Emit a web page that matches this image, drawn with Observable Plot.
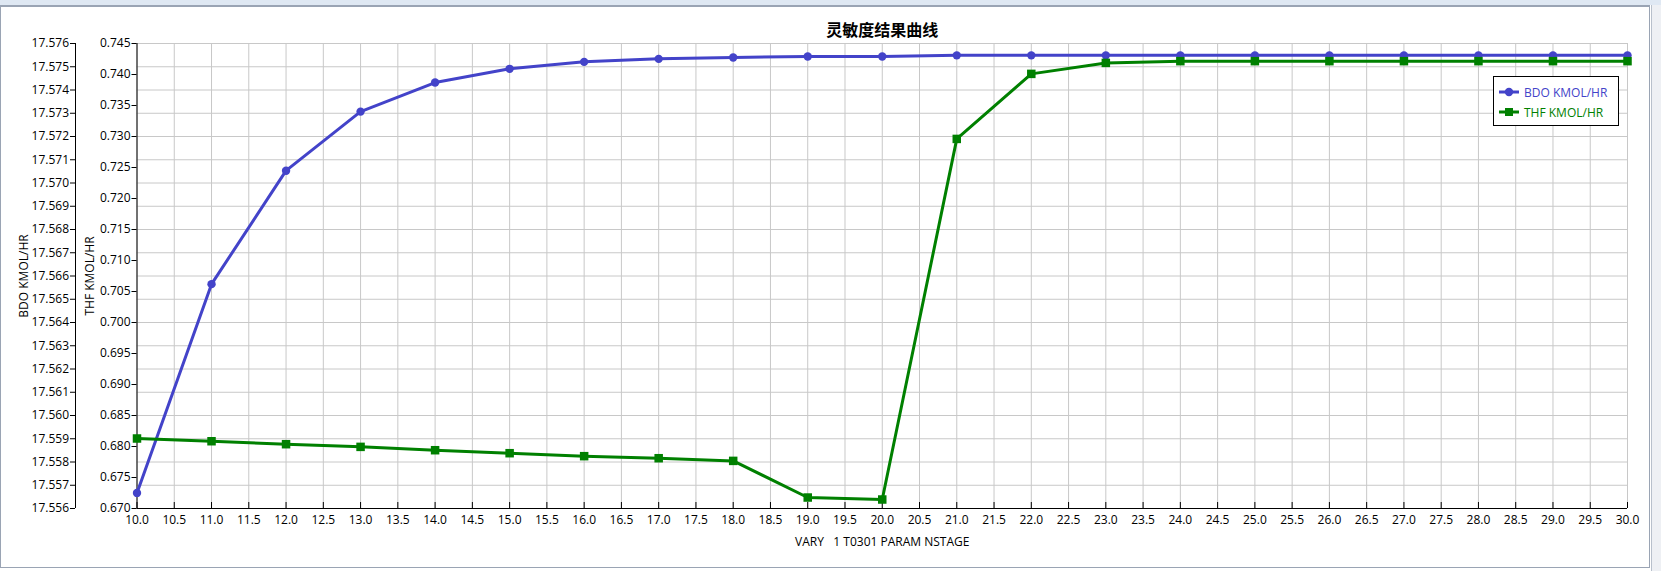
<!DOCTYPE html>
<html>
<head>
<meta charset="utf-8">
<script src="https://cdn.jsdelivr.net/npm/d3@7"></script>
<script src="https://cdn.jsdelivr.net/npm/@observablehq/plot@0.6"></script>
<style>
  html, body { margin: 0; padding: 0; background: #ffffff; }
  #wrap { position: relative; width: 1661px; height: 571px; overflow: hidden; font-family: "Open Sans", "Noto Sans", sans-serif; }
  #topstrip { position: absolute; left: 0; top: 0; width: 1661px; height: 5px; background: #dfe8f3; }
  #frame { position: absolute; left: 0; top: 5px; width: 1648px; height: 560px; border: 1px solid #9aa4b4; border-top: 2px solid #9aa4b4; pointer-events: none; }
  #rightbar { position: absolute; left: 1651px; top: 5px; width: 10px; height: 566px; background: #eef0f4; border-left: 1px solid #b8c0cc; }
  #chart { position: absolute; left: 0; top: 0; }
  #legend { position: absolute; left: 1493px; top: 76px; width: 124px; height: 48px; border: 1px solid #000; background: #fff; font-size: 12px; }
  .row { position: absolute; left: 5px; height: 20px; display: flex; align-items: center; }
  .row svg { margin-right: 5px; }
</style>
</head>
<body>
<div id="wrap">
  <div id="topstrip"></div>
  <div id="chart"></div>
  <div id="frame"></div>
  <div id="rightbar"></div>
  <div id="legend"></div>
</div>
<script>
// ---- data ----
const titleText = "灵敏度结果曲线";
const xLabel = "VARY\u00a0\u00a0\u00a01 T0301 PARAM NSTAGE";
const bdoLabel = "BDO KMOL/HR";
const thfLabel = "THF KMOL/HR";

const stages = [10, 11, 12, 13, 14, 15, 16, 17, 18, 19, 20, 21, 22, 23, 24, 25, 26, 27, 28, 29, 30];
const bdo = [17.55667, 17.56565, 17.57053, 17.57307, 17.57432, 17.57491, 17.57521, 17.57534, 17.57540, 17.57544, 17.57544,
             17.57549, 17.57549, 17.57549, 17.57549, 17.57549, 17.57549, 17.57549, 17.57549, 17.57549, 17.57549];
const thf = [0.68129, 0.68085, 0.68037, 0.67994, 0.67940, 0.67892, 0.67844, 0.67811, 0.67768, 0.67177, 0.67145,
             0.72961, 0.74010, 0.74187, 0.74215, 0.74215, 0.74215, 0.74215, 0.74215, 0.74215, 0.74215];

const xTicks = [10, 10.5, 11, 11.5, 12, 12.5, 13, 13.5, 14, 14.5, 15, 15.5, 16, 16.5, 17, 17.5, 18, 18.5, 19, 19.5, 20,
                20.5, 21, 21.5, 22, 22.5, 23, 23.5, 24, 24.5, 25, 25.5, 26, 26.5, 27, 27.5, 28, 28.5, 29, 29.5, 30];
const thfTicks = [0.670, 0.675, 0.680, 0.685, 0.690, 0.695, 0.700, 0.705, 0.710, 0.715, 0.720, 0.725, 0.730, 0.735, 0.740, 0.745];
const bdoTicks = [17.556, 17.557, 17.558, 17.559, 17.560, 17.561, 17.562, 17.563, 17.564, 17.565, 17.566,
                  17.567, 17.568, 17.569, 17.570, 17.571, 17.572, 17.573, 17.574, 17.575, 17.576];

const bdoColor = "#4343c9";
const thfColor = "#008000";

// ---- map BDO axis onto THF scale (secondary axis) ----
const thfDomain = [thfTicks[0], thfTicks[thfTicks.length - 1]];
const bdoDomain = [bdoTicks[0], bdoTicks[bdoTicks.length - 1]];
const toThf = d3.scaleLinear().domain(bdoDomain).range(thfDomain);

const rows = stages.map((s, i) => ({stage: s, bdo: toThf(bdo[i]), thf: thf[i]}));
const bdoTickPos = bdoTicks.map(v => toThf(v));

const chart = Plot.plot({
  width: 1661,
  height: 571,
  marginTop: 43,
  marginBottom: 63,
  marginLeft: 136.5,
  marginRight: 34,
  style: {fontFamily: "'Open Sans', 'Noto Sans', sans-serif", fontSize: "12px", background: "transparent", color: "#000"},
  x: {domain: [stages[0], stages[stages.length - 1]]},
  y: {domain: thfDomain},
  marks: [
    Plot.gridX(xTicks, {stroke: "#c8c8c8", strokeOpacity: 1}),
    Plot.gridY(bdoTickPos, {stroke: "#c8c8c8", strokeOpacity: 1}),
    // axis lines
    Plot.ruleX([stages[0]], {stroke: "#000"}),
    Plot.ruleX([stages[0]], {stroke: "#000", dx: -61.5}),
    Plot.ruleY([thfDomain[0]], {stroke: "#000"}),
    // x axis: inward ticks + labels
    Plot.axisX(xTicks, {tickSize: -6, tickFormat: () => "", label: null}),
    Plot.text(xTicks, {x: d => d, text: d => d.toFixed(1), frameAnchor: "bottom", dy: 15, fill: "#000"}),
    // THF axis (inner)
    Plot.axisY(thfTicks, {tickSize: 5, tickPadding: 1.5, tickFormat: d => d.toFixed(3), label: null}),
    // BDO axis (outer)
    Plot.axisY(bdoTickPos, {tickSize: 5, tickPadding: 1.5, dx: -61.5, tickFormat: d => toThf.invert(d).toFixed(3), label: null}),
    // axis titles
    Plot.text([bdoLabel], {frameAnchor: "left", textAnchor: "middle", rotate: -90, dx: -113, fill: "#000"}),
    Plot.text([thfLabel], {frameAnchor: "left", textAnchor: "middle", rotate: -90, dx: -46.5, fill: "#000"}),
    Plot.text([xLabel], {frameAnchor: "bottom", dy: 37, fill: "#000"}),
    Plot.text([titleText], {frameAnchor: "top", dy: -19, fontWeight: "bold", fontSize: 16, fill: "#000",
      fontFamily: "'Noto Sans CJK SC', sans-serif"}),
    // series
    Plot.line(rows, {x: "stage", y: "bdo", stroke: bdoColor, strokeWidth: 3}),
    Plot.dot(rows, {x: "stage", y: "bdo", fill: bdoColor, r: 4.2, stroke: null}),
    Plot.line(rows, {x: "stage", y: "thf", stroke: thfColor, strokeWidth: 3}),
    Plot.dot(rows, {x: "stage", y: "thf", fill: thfColor, symbol: "square", r: 4.8, stroke: null})
  ]
});
document.getElementById("chart").appendChild(chart);

// ---- legend ----
const legendItems = [
  {label: bdoLabel, color: bdoColor, shape: "circle", top: 5},
  {label: thfLabel, color: thfColor, shape: "square", top: 25}
];
const legend = document.getElementById("legend");
for (const it of legendItems) {
  const row = document.createElement("div");
  row.className = "row";
  row.style.top = it.top + "px";
  const marker = it.shape === "circle"
    ? `<circle cx="10" cy="6" r="4.2" fill="${it.color}"/>`
    : `<rect x="6" y="2" width="8" height="8" fill="${it.color}"/>`;
  row.innerHTML = `<svg width="20" height="12"><line x1="0" x2="20" y1="6" y2="6" stroke="${it.color}" stroke-width="3"/>${marker}</svg><span style="color:${it.color}">${it.label}</span>`;
  legend.appendChild(row);
}
</script>
</body>
</html>
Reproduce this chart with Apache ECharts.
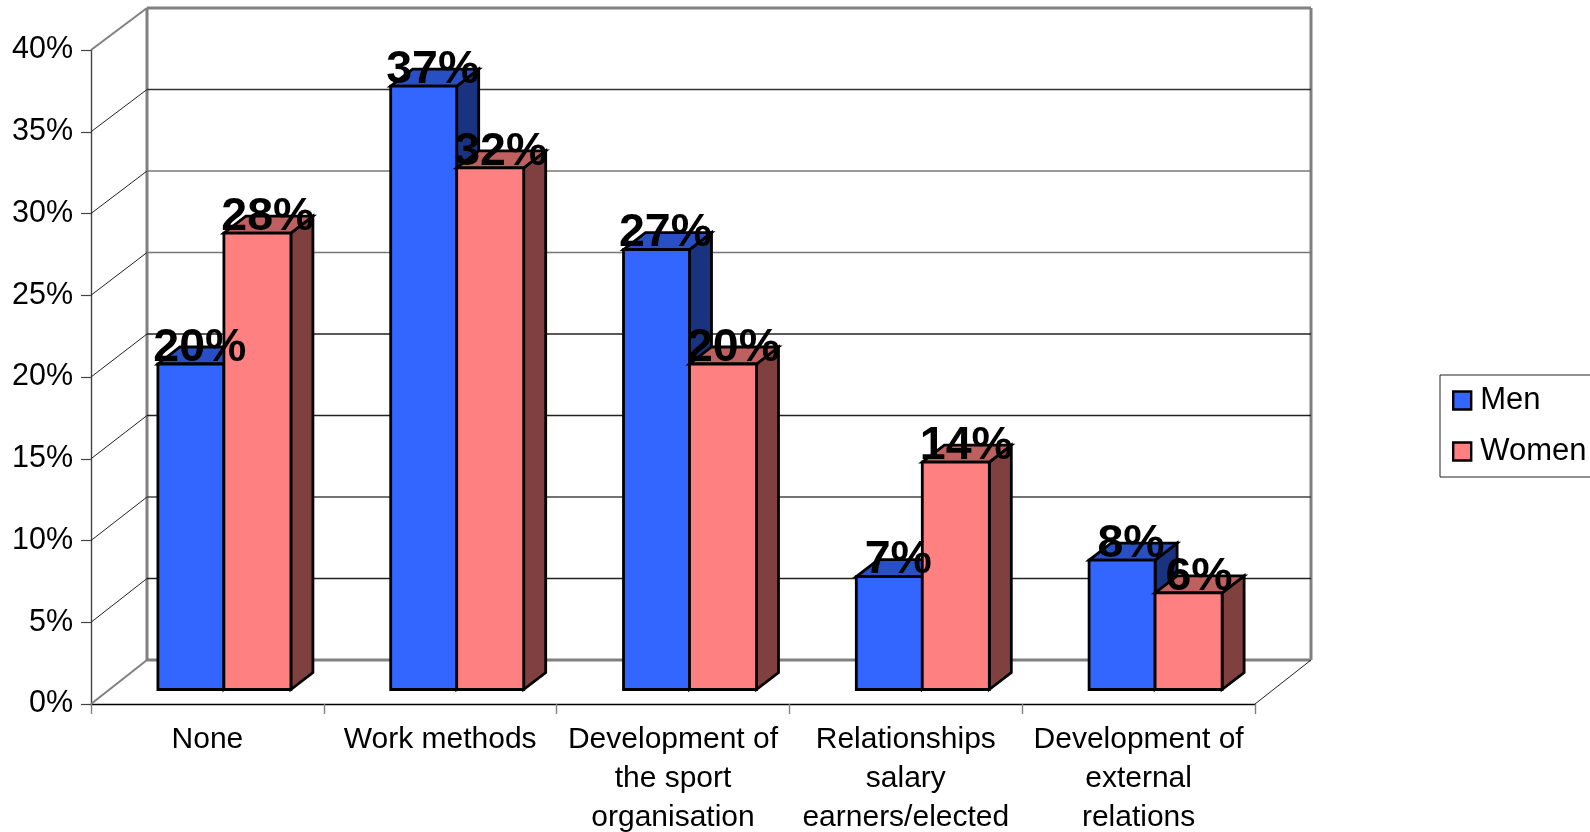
<!DOCTYPE html>
<html>
<head>
<meta charset="utf-8">
<style>html,body{margin:0;padding:0;background:#fff;overflow:hidden}#c{width:1590px;height:832px}</style>
<script src="https://cdn.jsdelivr.net/npm/echarts@6/dist/echarts.min.js"></script>
</head>
<body>
<div id="c"></div>
<script>
const categories = ['None', 'Work methods', 'Development of\nthe sport\norganisation', 'Relationships\nsalary\nearners/elected', 'Development of\nexternal\nrelations'];
const men = [20, 37, 27, 7, 8];
const women = [28, 32, 20, 14, 6];
const yTicks = [0, 5, 10, 15, 20, 25, 30, 35, 40];

const FONT = '"Liberation Sans", Arial, sans-serif';
const WALL_DX = 56;
const wallDy = function (v) { return -44 + v / 20; };
const DEPTH = { dx: 22, dy: -17 };
const SHIFT = { dx: 16.5, dy: -14.5, topDy: 1.5 };
const WIDTH = { men: 66, women: 67 };
const GRAY = '#808080';
const shade = { 0: GRAY, 5: '#222', 10: '#444', 15: '#222', 20: '#222', 25: '#777', 30: '#777', 35: '#333', 40: GRAY };

function wallItem(params, api) {
  const v = api.value(1);
  const p = api.coord([0, v]);
  const g = params.coordSys;
  const x0 = g.x, x1 = g.x + g.width;
  const y = p[1];
  const dy = wallDy(v);
  const border = v === 0 || v === 40;
  const kids = [
    { type: 'line', shape: { x1: x0, y1: y, x2: x0 + WALL_DX, y2: y + dy },
      style: { stroke: border ? GRAY : '#222', lineWidth: border ? 2 : 1 } },
    { type: 'line', shape: { x1: x0 + WALL_DX, y1: y + dy, x2: x1 + WALL_DX, y2: y + dy },
      style: { stroke: shade[v], lineWidth: border ? 3 : 1.4 } }
  ];
  if (v === 0) {
    kids.push({ type: 'line', shape: { x1: x1, y1: y, x2: x1 + WALL_DX, y2: y + dy }, style: { stroke: '#222', lineWidth: 1 } });
    const top = api.coord([0, 40])[1] + wallDy(40);
    [x0, x1].forEach(function (x) {
      kids.push({ type: 'line', shape: { x1: x + WALL_DX, y1: y + dy, x2: x + WALL_DX, y2: top },
        style: { stroke: GRAY, lineWidth: 3 } });
    });
  }
  return { type: 'group', children: kids };
}

function barGeom(api, isMen) {
  const top = api.coord([api.value(0), api.value(1)]);
  const base = api.coord([api.value(0), 0]);
  const split = top[0] + SHIFT.dx;
  const xl = isMen ? split - WIDTH.men : split;
  const xr = isMen ? split : split + WIDTH.women;
  return { xl: xl, xr: xr, yt: top[1] + SHIFT.dy + SHIFT.topDy, yb: base[1] + SHIFT.dy };
}

function barRender(isMen, front, topC, sideC) {
  return function (params, api) {
    const b = barGeom(api, isMen);
    const st = function (c) { return { fill: c, stroke: '#000', lineWidth: 2.8, lineJoin: 'miter' }; };
    return { type: 'group', children: [
      { type: 'polygon', shape: { points: [[b.xr, b.yt], [b.xr + DEPTH.dx, b.yt + DEPTH.dy], [b.xr + DEPTH.dx, b.yb + DEPTH.dy], [b.xr, b.yb]] }, style: st(sideC) },
      { type: 'polygon', shape: { points: [[b.xl, b.yt], [b.xl + DEPTH.dx, b.yt + DEPTH.dy], [b.xr + DEPTH.dx, b.yt + DEPTH.dy], [b.xr, b.yt]] }, style: st(topC) },
      { type: 'rect', shape: { x: b.xl, y: b.yt, width: b.xr - b.xl, height: b.yb - b.yt }, style: st(front) }
    ] };
  };
}

function labelRender(isMen) {
  return function (params, api) {
    const b = barGeom(api, isMen);
    return { type: 'text', style: {
      x: (b.xl + b.xr + DEPTH.dx) / 2 - (isMen ? 2 : 0.5), y: b.yt - 16,
      text: api.value(1) + '%', align: 'center', verticalAlign: 'middle',
      fill: '#000', font: 'bold 46.5px ' + FONT
    } };
  };
}

const toPairs = function (arr) { return arr.map(function (v, i) { return [i, v]; }); };

const chart = echarts.init(document.getElementById('c'), null, { renderer: 'canvas' });
chart.setOption({
  animation: false,
  backgroundColor: '#fff',
  grid: { left: 91, right: 335, top: 50, bottom: 128, containLabel: false, outerBoundsMode: 'none' },
  legend: {
    show: true, orient: 'vertical', left: 1440, top: 375,
    padding: [10, 14, 10, 12], itemGap: 20, itemWidth: 18, itemHeight: 18,
    borderColor: '#222', borderWidth: 1, backgroundColor: '#fff',
    textStyle: { fontFamily: FONT, fontSize: 31, color: '#000', padding: [0, 0, 0, 4] },
    data: [
      { name: 'Men', icon: 'rect', itemStyle: { color: '#3366ff', borderColor: '#000', borderWidth: 2.4 } },
      { name: 'Women', icon: 'rect', itemStyle: { color: '#ff8080', borderColor: '#000', borderWidth: 2.4 } }
    ]
  },
  xAxis: {
    type: 'category', data: categories, boundaryGap: true,
    axisLine: { lineStyle: { color: '#000', width: 1.4 } },
    axisTick: { show: true, length: 10, alignWithLabel: false, lineStyle: { color: GRAY, width: 1.4 } },
    axisLabel: { interval: 0, margin: 16.5, fontFamily: FONT, fontSize: 30, lineHeight: 39, color: '#000', hideOverlap: false }
  },
  yAxis: {
    type: 'value', min: 0, max: 40, interval: 5,
    axisLine: { show: true, lineStyle: { color: '#444', width: 1.4 } },
    axisTick: { show: true, length: 10, lineStyle: { color: '#444', width: 1.2 } },
    splitLine: { show: false },
    axisLabel: { margin: 18, formatter: '{value}%', fontFamily: FONT, fontSize: 30.5, color: '#000' }
  },
  series: [
    { type: 'custom', name: 'wall', silent: true, z: 1, clip: false, encode: { x: 0, y: 1 },
      data: yTicks.map(function (v) { return [0, v]; }), renderItem: wallItem },
    { type: 'custom', name: 'Men', silent: true, z: 2, encode: { x: 0, y: 1 }, data: toPairs(men),
      itemStyle: { color: '#3366ff' }, renderItem: barRender(true, '#3366ff', '#2850c4', '#1a3380') },
    { type: 'custom', name: 'Women', silent: true, z: 3, encode: { x: 0, y: 1 }, data: toPairs(women),
      itemStyle: { color: '#ff8080' }, renderItem: barRender(false, '#ff8080', '#bf6060', '#804040') },
    { type: 'custom', name: 'menLabels', silent: true, z: 5, encode: { x: 0, y: 1 }, data: toPairs(men), renderItem: labelRender(true) },
    { type: 'custom', name: 'womenLabels', silent: true, z: 5, encode: { x: 0, y: 1 }, data: toPairs(women), renderItem: labelRender(false) }
  ]
});
</script>
</body>
</html>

WRITTEN TASK:
In the listing above, find the line with "Reproduce this chart with Apache ECharts." and the line with "30, 35, 40];". Copy exactly those lines and all between them, minus the images.

SOLUTION TO THIS PROBLEM:
Reproduce this chart with Apache ECharts.
<!DOCTYPE html>
<html>
<head>
<meta charset="utf-8">
<style>html,body{margin:0;padding:0;background:#fff;overflow:hidden}#c{width:1590px;height:832px}</style>
<script src="https://cdn.jsdelivr.net/npm/echarts@6/dist/echarts.min.js"></script>
</head>
<body>
<div id="c"></div>
<script>
const categories = ['None', 'Work methods', 'Development of\nthe sport\norganisation', 'Relationships\nsalary\nearners/elected', 'Development of\nexternal\nrelations'];
const men = [20, 37, 27, 7, 8];
const women = [28, 32, 20, 14, 6];
const yTicks = [0, 5, 10, 15, 20, 25, 30, 35, 40];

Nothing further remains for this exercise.